Il caso oggetto della summenzionata sentenza, nello specifico, riguarda il ricorso presentato da due società risultate inizialmente prime due classificate nella graduatoria di una procedura negoziata, ai sensi dell’art. 1, comma 2, lett. b), d.l. n. 76 del 2020, convertito con legge n. 120/2020, per l’affidamento congiunto di un appalto integrato per la progettazione esecutiva, coordinamento della sicurezza in fase di progettazione, ed esecuzione dei lavori relativi all’intervento di miglioramento e adeguamento sismico di un edificio scolastico.
In un primo memento il Tar aveva confermato la tesi di uno dei due concorrenti, il quale sosteneva che le due società designate per la progettazione esecutiva avevano già preso parte alla progettazione definitiva degli stessi interventi, ragion per cui andavano escluse dalla gara.
I giudici di Palazzo Spada richiamando quanto disposto dall’art. 24, comma 7, d.lgs. n. 50/2016 (Codice dei Contratti Pubblici), hanno ribaltato quanto detto in primo grado.
Il codice degli Appalti stabilisce che:
- gli affidatari di incarichi di progettazione per progetti posti a base di gara non possono essere affidatari degli appalti, nonché degli eventuali subappalti o cottimi, per i quali abbiano svolto la suddetta attività di progettazione;
- tali divieti non si applicano laddove i soggetti ivi indicati dimostrino che l’esperienza acquisita dell’espletamento degli incarichi di progettazione non è tale da determinare un vantaggio che possa falsare la concorrenza con gli altri operatori.
Quanto previsto dal codice, ha lo scopo di evitare che nella fase di selezione dell’appaltatore dei lavori gli interessi di carattere generale ad essa sottesi, possano essere sviati a favore dell’interesse privato di un operatore economico, con la predisposizione di un progetto “ritagliato su misura per quest’ultimo, anziché per l’amministrazione aggiudicatrice” e la competizione per aggiudicarsi i lavori risulti falsata a vantaggio dello stesso operatore.
Difatti, il divieto, si propone di assicurare le condizioni di indipendenza e imparzialità del progettista rispetto all’esecutore dei lavori, necessarie affinché il primo possa svolgere nell’interesse della stazione appaltante la funzione assegnatagli dall’amministrazione, anche “di ausilio alla P.A. nella verifica di conformità tra il progetto e i lavori realizzati”.

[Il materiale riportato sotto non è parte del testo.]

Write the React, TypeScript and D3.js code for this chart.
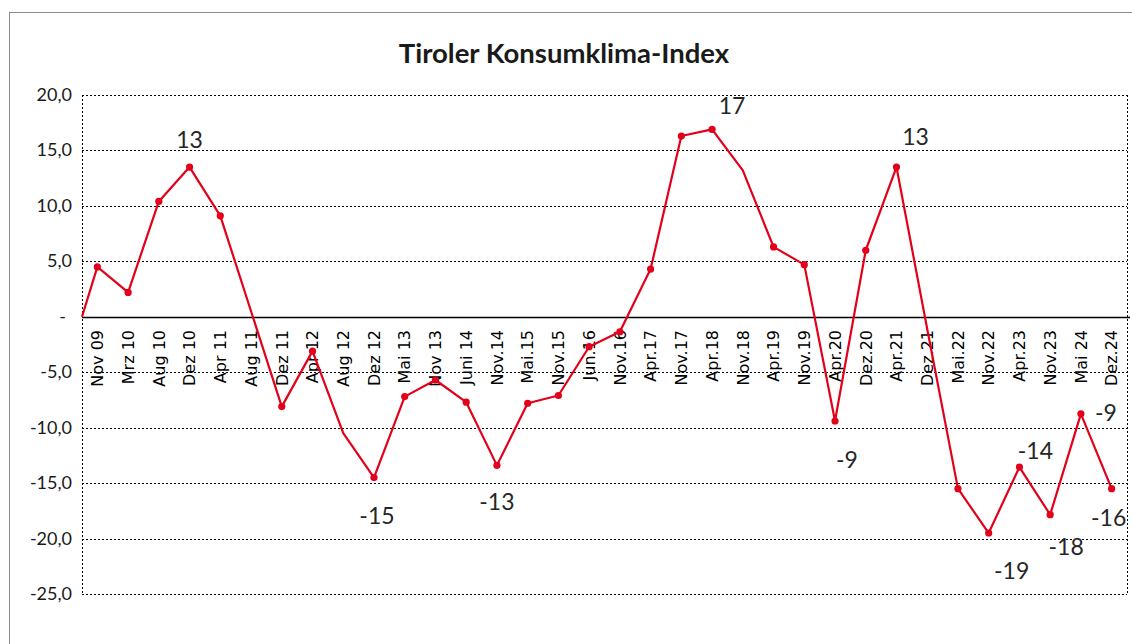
import React from "react";
import * as d3 from "d3";

const categories = [
  "Nov 09", "Mrz 10", "Aug 10", "Dez 10", "Apr 11", "Aug 11", "Dez 11", "Apr 12",
  "Aug 12", "Dez 12", "Mai 13", "Nov 13", "Juni 14", "Nov.14", "Mai.15", "Nov.15",
  "Jun.16", "Nov.16", "Apr.17", "Nov.17", "Apr.18", "Nov.18", "Apr.19", "Nov.19",
  "Apr.20", "Dez.20", "Apr.21", "Dez.21", "Mai.22", "Nov.22", "Apr.23", "Nov.23",
  "Mai 24", "Dez.24",
];

const values = [
  4.5, 2.2, 10.4, 13.5, 9.1, 0.5, -8.1, -3.1,
  -10.5, -14.5, -7.2, -5.7, -7.7, -13.4, -7.8, -7.1,
  -2.7, -1.35, 4.3, 16.3, 16.9, 13.2, 6.3, 4.7,
  -9.4, 6.0, 13.5, -1.1, -15.5, -19.5, -13.55, -17.85,
  -8.75, -15.5,
];

// categories whose point is drawn without a marker
const unmarked = ["Aug 11", "Aug 12", "Nov.18", "Dez.21"];

// value at the left edge of the plot where the line starts
const leadInValue = 0;

const yTicks = [20, 15, 10, 5, 0, -5, -10, -15, -20, -25];

const labelCats = ["Dez 10", "Dez 12", "Nov.14", "Apr.18", "Apr.20", "Apr.21", "Nov.22", "Apr.23", "Nov.23", "Mai 24", "Dez.24"];
const labelTexts = ["13", "-15", "-13", "17", "-9", "13", "-19", "-14", "-18", "-9", "-16"];

// placement offsets of the data labels (style, not data)
const labelOffsets: [number, number][] = [
  [0, -27], [3, 38], [0, 37], [20, -23], [12, 39], [19, -30],
  [23, 38], [16, -16], [16, 32], [25, -1], [-3, 29],
];

const W = 1132;
const H = 644;
const plot = { left: 82, right: 1127, top: 95, bottom: 594 };
const RED = "#e2001a";

export default function App() {
  const x = d3.scaleBand<string>().domain(categories).range([plot.left, plot.right]);
  const y = d3.scaleLinear().domain([-25, 20]).range([plot.bottom, plot.top]);
  const cx = (c: string) => (x(c) ?? 0) + x.bandwidth() / 2;

  const pts: [number, number][] = [
    [plot.left, y(leadInValue)],
    ...categories.map((c, i) => [cx(c), y(values[i])] as [number, number]),
  ];
  const linePath = d3.line()(pts) ?? "";
  const fmt = (v: number) => (v === 0 ? "-" : d3.format(".1f")(v).replace(".", ",").replace("−", "-"));

  return (
    <div style={{ position: "absolute", left: 0, top: 0 }}>
      <svg width={W} height={H} style={{ display: "block", background: "#fff" }}>
        <rect x={9.5} y={12.5} width={1140} height={660} fill="#fff" stroke="#8c8c8c" strokeWidth={1} />
        <text x={564} y={63} textAnchor="middle" fontFamily="Lato" fontWeight="bold" fontSize={27.5} fill="#1a1a1a">
          Tiroler Konsumklima-Index
        </text>
        {/* gridlines */}
        {yTicks.filter((t) => t !== 0).map((t) => (
          <line key={"g" + t} x1={plot.left} x2={plot.right} y1={Math.round(y(t)) + 0.5} y2={Math.round(y(t)) + 0.5}
            stroke="#000" strokeWidth={1} strokeDasharray="2,2" />
        ))}
        <line x1={plot.left + 0.5} x2={plot.left + 0.5} y1={plot.top} y2={plot.bottom} stroke="#000" strokeDasharray="2,2" />
        <line x1={plot.right + 0.5} x2={plot.right + 0.5} y1={plot.top} y2={plot.bottom} stroke="#000" strokeDasharray="2,2" />
        {/* y tick labels */}
        {yTicks.map((t) => (
          <text key={"t" + t} x={t === 0 ? 66 : 72} y={y(t) + 6} textAnchor="end" fontFamily="Lato" fontSize={18} fill="#1a1a1a">
            {fmt(t)}
          </text>
        ))}
        {/* zero axis */}
        <line x1={plot.left} x2={plot.right + 3} y1={Math.round(y(0)) + 0.5} y2={Math.round(y(0)) + 0.5} stroke="#000" strokeWidth={1.5} />
        {/* x labels */}
        {categories.map((c) => (
          <text key={"x" + c} transform={`translate(${cx(c)},330) rotate(-90)`} textAnchor="end" dy="0.36em"
            fontFamily="DejaVu Sans" fontSize={16} fill="#000">
            {c}
          </text>
        ))}
        {/* line */}
        <path d={linePath} fill="none" stroke={RED} strokeWidth={2.2} strokeLinejoin="round" />
        {categories.map((c, i) =>
          unmarked.includes(c) ? null : (
            <circle key={"m" + c} cx={cx(c)} cy={y(values[i])} r={3.6} fill={RED} />
          )
        )}
        {/* data labels */}
        {labelCats.map((c, i) => {
          const idx = categories.indexOf(c);
          const [dx, dy] = labelOffsets[i];
          return (
            <text key={"l" + i} x={cx(c) + dx} y={y(values[idx]) + dy + 8} textAnchor="middle"
              fontFamily="Lato" fontSize={23} fill="#262626">
              {labelTexts[i]}
            </text>
          );
        })}
      </svg>
    </div>
  );
}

A riguardo però, la norma non introduce una causa automatica e insuperabile d’esclusione a carico del progettista coinvolto nella successiva fase esecutiva, bensì determina un regime di “inversione normativa dell’onere della prova”. In sostanza, la norma pone a carico dell’operatore economico aggiudicatario l’onere di dimostrare che l’esperienza acquisita nell’espletamento dell’incarico di progettazione non abbia determinato un vantaggio tale da falsare la concorrenza con gli altri operatori in fase di gara.
In questo caso, l’onere probatorio è stato assolto e la stazione appaltante ha assunto un’espressa posizione, attraverso un provvedimento di riesame, indicando gli elementi che, sulla base di quanto esposto nelle Linee Guida n. 1 dell’ANAC, risulterebbero idonei a superare la presunzione posta dall’art. 24, comma 7, d.lgs. n. 50 del 2016 di incompatibilità dei progettisti.
Ancora, nel caso in esame, sono stati messi a disposizione di tutti concorrenti tutti i documenti in formato editabile attinenti alla progettazione definitiva ed è stato disposto al contempo dalla stazione appaltante un differimento del termine per la presentazione delle offerte.
L’amministrazione si è quindi concretamente adoperata per scongiurare ipotesi di vantaggi informativi e competitivi in favore di alcuni operatori in ragione della pregressa attività di progettisti dei medesimi interventi, e nel far ciò ha dato prova di essersi espressamente allineata ai principi (ragionevolmente) affermati dall’ANAC.
In riferimento alle cause d’esclusione, Palazzo Spada non ravvisa una distorsione concorrenziale derivante dalla precedente attività progettuale tale da imporre l’esclusione del concorrente, per cui non può ritenersi integrata la causa espulsiva dell’art. 80, comma 5, lett. e), d.lgs. n. 50 del 2016.
Non si ravvisa nemmeno la causa escludente ex art. 80, comma 5, lett. m), d.lgs. n. 50/2016 relativa alla sussistenza di un unico centro decisionale.
Il ricorso è stato quindi accolto in quanto la Stazione Appaltante ha messo tutti i concorrenti nelle stesse condizioni di partecipare alla progettazione esecutiva, per cui si è messa in pratica, in maniera legittima, l’eccezione prevista dall’art. 24, comma 7 del Codice dei Contratti.